Винт доставлял ему зудящее, раздражающее наслаждение: когда ему везло, он делал все, чтобы проиграть, чтобы не платили другие; когда он проигрывал, он злился на себя, он тушил в себе нелепую ярость. «Винт портит мне характер», — говорил он потом, но это была необходимая отдушина для его постоянной сдержанности. Он на себя самого обращал копившееся на людей и обстоятельства раздражение.
Иногда злоба сходила на него в минуты творчества. Ему казалось, что жизнь прошла, что ни говори. Ничего совершенного он не оставил. «Творить наивно, подобно птице певчей, уже не могу, а на изобретение нового чего-нибудь пороху не хватает». За этими днями шли дни полного мучительного бездействия, упадка, той праздности, которой он так боялся, потому что для него в праздности таилось зерно его нездоровых, бешеных, неутолимых возбуждений. «Какой я урод-человек!», «Да простит мне Господь столь скверные чувства!» — иногда записывал он для себя.
То, что раньше, бывало, называл он страхами, теперь было бы вернее назвать непреходящим отчаянием, невыносимой тоской.

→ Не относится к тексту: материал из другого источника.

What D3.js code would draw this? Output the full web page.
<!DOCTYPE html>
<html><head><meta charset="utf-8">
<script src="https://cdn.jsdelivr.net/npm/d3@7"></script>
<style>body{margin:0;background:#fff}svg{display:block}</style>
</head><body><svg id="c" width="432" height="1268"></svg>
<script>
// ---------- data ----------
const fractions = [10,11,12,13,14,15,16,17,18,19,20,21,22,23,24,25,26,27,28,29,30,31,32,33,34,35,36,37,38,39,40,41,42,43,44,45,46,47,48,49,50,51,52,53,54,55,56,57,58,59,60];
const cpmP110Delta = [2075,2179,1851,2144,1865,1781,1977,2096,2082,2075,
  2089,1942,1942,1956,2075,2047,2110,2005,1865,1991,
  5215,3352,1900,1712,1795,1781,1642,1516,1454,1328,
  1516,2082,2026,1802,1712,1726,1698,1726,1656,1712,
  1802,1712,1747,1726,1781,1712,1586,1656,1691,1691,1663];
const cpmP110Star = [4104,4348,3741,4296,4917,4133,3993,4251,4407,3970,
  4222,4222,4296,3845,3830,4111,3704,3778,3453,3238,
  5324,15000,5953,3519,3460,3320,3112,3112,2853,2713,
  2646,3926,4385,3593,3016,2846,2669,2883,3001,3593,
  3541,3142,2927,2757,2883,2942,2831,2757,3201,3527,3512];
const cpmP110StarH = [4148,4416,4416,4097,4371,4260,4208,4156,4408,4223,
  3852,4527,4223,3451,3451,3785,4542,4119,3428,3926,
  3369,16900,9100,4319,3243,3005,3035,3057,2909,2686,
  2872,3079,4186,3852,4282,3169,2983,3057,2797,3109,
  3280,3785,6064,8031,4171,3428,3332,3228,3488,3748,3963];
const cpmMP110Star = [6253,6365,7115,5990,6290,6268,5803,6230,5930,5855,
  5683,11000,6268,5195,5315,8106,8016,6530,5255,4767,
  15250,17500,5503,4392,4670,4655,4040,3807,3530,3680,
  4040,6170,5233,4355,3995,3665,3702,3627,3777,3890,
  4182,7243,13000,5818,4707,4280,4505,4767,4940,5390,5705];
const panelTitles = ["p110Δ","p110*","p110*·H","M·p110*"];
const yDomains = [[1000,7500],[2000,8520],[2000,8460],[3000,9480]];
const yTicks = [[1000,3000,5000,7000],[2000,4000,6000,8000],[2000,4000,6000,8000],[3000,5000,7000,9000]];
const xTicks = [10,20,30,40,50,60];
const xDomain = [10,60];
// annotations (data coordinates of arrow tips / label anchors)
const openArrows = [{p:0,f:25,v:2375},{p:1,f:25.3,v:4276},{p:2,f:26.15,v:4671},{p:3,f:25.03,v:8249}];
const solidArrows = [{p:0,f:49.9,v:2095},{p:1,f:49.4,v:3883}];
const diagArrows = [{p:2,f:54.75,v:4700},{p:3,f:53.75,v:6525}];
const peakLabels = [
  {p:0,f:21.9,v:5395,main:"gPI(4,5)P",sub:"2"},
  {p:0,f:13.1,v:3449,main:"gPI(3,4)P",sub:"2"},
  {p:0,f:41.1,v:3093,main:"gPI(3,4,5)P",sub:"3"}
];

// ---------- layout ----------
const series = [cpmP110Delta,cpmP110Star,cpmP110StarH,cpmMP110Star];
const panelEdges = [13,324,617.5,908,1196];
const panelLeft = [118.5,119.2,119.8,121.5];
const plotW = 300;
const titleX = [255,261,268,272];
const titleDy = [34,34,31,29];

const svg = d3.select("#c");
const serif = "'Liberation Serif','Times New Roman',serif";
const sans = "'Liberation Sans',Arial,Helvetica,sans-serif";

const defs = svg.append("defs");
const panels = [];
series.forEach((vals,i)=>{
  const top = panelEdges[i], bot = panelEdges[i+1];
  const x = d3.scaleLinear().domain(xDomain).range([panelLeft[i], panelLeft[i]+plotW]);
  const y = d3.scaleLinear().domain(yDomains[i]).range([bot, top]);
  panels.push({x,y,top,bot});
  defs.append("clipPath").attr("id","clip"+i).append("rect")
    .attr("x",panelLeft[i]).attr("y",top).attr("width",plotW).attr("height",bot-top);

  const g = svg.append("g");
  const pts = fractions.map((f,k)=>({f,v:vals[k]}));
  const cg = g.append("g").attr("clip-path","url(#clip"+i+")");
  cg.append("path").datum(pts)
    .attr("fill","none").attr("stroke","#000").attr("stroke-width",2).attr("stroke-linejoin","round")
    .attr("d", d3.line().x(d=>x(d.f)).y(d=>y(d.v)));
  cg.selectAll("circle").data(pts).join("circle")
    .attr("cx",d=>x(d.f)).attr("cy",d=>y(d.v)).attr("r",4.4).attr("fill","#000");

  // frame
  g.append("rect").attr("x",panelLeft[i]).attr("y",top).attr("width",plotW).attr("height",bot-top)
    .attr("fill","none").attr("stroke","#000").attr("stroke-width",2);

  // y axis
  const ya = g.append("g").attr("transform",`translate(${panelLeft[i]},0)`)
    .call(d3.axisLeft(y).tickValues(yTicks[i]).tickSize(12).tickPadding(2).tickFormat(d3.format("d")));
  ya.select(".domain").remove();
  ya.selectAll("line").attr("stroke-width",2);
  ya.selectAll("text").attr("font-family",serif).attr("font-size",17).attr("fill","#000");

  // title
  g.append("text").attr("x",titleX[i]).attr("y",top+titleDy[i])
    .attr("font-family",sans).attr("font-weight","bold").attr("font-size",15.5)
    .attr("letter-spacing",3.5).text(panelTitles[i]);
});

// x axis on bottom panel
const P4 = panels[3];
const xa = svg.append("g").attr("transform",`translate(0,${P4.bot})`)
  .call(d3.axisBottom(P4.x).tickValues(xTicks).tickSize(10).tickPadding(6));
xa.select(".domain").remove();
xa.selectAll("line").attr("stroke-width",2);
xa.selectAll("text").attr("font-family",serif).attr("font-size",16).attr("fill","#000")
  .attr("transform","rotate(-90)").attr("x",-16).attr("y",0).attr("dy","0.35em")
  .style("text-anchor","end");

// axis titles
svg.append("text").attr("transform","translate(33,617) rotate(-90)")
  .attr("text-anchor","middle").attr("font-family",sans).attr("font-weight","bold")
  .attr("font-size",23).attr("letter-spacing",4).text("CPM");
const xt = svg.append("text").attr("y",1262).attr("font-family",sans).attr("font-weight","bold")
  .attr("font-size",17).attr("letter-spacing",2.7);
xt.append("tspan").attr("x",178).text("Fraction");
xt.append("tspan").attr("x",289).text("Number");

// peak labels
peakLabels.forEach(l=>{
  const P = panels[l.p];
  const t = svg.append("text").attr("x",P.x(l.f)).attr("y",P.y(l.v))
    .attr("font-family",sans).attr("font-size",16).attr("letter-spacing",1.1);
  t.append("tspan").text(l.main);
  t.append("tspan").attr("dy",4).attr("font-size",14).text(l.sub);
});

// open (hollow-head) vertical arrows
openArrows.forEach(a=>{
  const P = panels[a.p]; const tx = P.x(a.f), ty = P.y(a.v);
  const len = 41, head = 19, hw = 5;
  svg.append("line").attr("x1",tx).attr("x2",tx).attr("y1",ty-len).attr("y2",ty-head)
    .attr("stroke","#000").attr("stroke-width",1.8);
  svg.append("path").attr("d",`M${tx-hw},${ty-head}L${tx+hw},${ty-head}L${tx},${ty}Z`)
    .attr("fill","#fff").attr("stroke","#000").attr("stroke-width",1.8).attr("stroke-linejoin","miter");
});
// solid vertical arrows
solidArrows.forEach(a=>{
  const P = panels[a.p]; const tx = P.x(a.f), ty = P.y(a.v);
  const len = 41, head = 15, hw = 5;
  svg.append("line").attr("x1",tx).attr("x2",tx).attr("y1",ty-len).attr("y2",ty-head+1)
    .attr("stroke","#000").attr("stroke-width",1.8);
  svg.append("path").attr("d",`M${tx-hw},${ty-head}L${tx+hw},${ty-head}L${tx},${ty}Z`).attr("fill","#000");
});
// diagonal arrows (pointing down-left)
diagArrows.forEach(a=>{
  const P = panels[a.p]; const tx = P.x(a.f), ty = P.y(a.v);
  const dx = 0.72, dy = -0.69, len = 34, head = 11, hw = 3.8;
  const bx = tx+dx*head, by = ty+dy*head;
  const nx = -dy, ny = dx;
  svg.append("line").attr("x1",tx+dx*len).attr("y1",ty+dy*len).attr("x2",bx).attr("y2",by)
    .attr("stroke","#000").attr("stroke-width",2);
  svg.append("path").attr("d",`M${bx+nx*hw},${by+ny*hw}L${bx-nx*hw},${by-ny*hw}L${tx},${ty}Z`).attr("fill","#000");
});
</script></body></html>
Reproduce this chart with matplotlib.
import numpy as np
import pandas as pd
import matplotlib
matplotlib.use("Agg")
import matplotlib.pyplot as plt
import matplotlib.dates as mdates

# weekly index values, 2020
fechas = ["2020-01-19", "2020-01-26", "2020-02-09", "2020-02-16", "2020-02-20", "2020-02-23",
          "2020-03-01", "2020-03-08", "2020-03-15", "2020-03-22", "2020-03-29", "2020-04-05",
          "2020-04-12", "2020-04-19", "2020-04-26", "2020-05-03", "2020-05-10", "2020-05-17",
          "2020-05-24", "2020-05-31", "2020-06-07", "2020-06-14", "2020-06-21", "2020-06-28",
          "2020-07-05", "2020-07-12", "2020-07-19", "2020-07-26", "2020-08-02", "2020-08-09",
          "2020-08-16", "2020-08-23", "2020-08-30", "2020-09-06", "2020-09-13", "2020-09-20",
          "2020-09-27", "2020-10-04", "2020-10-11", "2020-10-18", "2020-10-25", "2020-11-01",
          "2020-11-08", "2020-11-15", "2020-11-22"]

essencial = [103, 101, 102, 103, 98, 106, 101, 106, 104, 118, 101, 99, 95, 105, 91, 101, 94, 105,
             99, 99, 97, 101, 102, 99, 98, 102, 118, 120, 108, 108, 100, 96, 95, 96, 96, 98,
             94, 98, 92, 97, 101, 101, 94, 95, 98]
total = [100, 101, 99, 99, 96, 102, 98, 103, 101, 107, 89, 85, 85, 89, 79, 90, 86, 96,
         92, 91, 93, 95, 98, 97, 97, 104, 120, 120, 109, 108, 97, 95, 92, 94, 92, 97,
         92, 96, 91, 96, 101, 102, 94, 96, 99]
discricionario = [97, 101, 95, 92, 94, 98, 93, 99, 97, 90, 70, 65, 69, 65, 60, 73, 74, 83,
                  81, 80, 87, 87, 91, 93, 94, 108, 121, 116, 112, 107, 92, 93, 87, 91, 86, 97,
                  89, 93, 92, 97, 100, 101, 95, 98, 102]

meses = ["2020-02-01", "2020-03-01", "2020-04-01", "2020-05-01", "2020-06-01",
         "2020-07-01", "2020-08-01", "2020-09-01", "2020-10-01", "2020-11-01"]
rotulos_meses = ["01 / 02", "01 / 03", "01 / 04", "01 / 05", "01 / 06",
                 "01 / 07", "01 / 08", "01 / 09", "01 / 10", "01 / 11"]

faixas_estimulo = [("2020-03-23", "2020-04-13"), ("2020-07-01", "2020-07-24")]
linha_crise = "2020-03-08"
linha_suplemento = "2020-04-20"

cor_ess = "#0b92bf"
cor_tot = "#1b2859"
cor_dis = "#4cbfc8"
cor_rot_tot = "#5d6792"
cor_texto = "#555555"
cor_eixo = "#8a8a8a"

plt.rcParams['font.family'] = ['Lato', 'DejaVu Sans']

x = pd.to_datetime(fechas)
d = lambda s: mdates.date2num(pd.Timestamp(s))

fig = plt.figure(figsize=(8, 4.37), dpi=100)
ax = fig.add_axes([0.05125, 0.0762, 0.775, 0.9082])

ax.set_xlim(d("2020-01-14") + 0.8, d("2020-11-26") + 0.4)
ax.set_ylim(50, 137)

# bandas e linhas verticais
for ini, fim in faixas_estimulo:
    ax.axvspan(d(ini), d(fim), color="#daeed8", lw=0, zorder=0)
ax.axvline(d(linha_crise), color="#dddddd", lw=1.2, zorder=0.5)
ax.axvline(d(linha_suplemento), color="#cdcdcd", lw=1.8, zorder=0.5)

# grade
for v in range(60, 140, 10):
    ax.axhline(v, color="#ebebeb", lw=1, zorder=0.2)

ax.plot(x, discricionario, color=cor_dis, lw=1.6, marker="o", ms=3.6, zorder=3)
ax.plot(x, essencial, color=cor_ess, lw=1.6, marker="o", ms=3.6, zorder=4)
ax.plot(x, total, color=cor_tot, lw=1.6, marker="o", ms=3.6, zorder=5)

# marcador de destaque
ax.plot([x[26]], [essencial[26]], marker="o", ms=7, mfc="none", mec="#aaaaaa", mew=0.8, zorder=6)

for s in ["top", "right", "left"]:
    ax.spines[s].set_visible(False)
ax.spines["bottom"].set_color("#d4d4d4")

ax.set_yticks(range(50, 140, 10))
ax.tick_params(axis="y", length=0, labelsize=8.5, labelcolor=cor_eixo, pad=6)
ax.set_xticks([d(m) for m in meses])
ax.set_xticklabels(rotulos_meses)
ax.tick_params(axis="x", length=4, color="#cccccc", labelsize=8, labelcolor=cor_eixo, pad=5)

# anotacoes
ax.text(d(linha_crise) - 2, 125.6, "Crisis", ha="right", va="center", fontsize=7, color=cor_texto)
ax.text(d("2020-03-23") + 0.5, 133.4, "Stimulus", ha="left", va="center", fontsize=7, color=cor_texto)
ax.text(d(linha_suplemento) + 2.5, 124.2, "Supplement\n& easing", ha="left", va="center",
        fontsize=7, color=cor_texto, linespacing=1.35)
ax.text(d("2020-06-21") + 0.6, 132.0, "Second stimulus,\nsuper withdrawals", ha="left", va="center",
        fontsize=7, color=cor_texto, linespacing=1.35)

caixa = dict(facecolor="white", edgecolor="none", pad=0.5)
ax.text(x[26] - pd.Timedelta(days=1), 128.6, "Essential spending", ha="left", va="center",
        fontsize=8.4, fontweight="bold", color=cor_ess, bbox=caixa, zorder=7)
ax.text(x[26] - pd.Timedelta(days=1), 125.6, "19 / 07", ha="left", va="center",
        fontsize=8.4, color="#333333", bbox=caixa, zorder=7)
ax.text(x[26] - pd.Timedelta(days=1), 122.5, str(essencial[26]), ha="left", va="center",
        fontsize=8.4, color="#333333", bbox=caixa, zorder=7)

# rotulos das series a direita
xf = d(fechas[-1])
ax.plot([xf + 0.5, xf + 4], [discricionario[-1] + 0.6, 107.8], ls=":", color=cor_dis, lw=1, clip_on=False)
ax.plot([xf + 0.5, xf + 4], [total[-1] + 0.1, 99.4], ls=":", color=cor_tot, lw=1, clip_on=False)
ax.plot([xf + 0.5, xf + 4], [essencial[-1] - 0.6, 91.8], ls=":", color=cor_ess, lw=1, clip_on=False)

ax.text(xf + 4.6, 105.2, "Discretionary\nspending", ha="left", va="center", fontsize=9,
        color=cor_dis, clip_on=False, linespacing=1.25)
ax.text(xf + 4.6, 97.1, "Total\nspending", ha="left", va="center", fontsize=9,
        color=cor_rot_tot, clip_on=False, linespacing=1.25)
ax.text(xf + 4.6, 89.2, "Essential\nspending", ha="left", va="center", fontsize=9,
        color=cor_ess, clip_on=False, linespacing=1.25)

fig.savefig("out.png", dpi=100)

Перемену эту заметил, вернувшись, Алеша. Раньше проще было найти спасение: бежать, укрыться от Москвы, от Антонины Ивановны, от нестерпимых обязанностей и человеческих отношений. Теперь состояние почти предсмертной подавленности, возникавшее без всякого внешнего повода, ничем невозможно было заглушить. Ни вином которого он боялся, потому что оно разрушало ему здоровье, ни переменой внешней формы жизни — потому что от самого себя все равно никуда не уйдешь. Ни даже творчеством, потому что это отчаяние, эта тоска неудержимо, необоримо теперь переливались в его творчество и сопутствовали ему в звуках.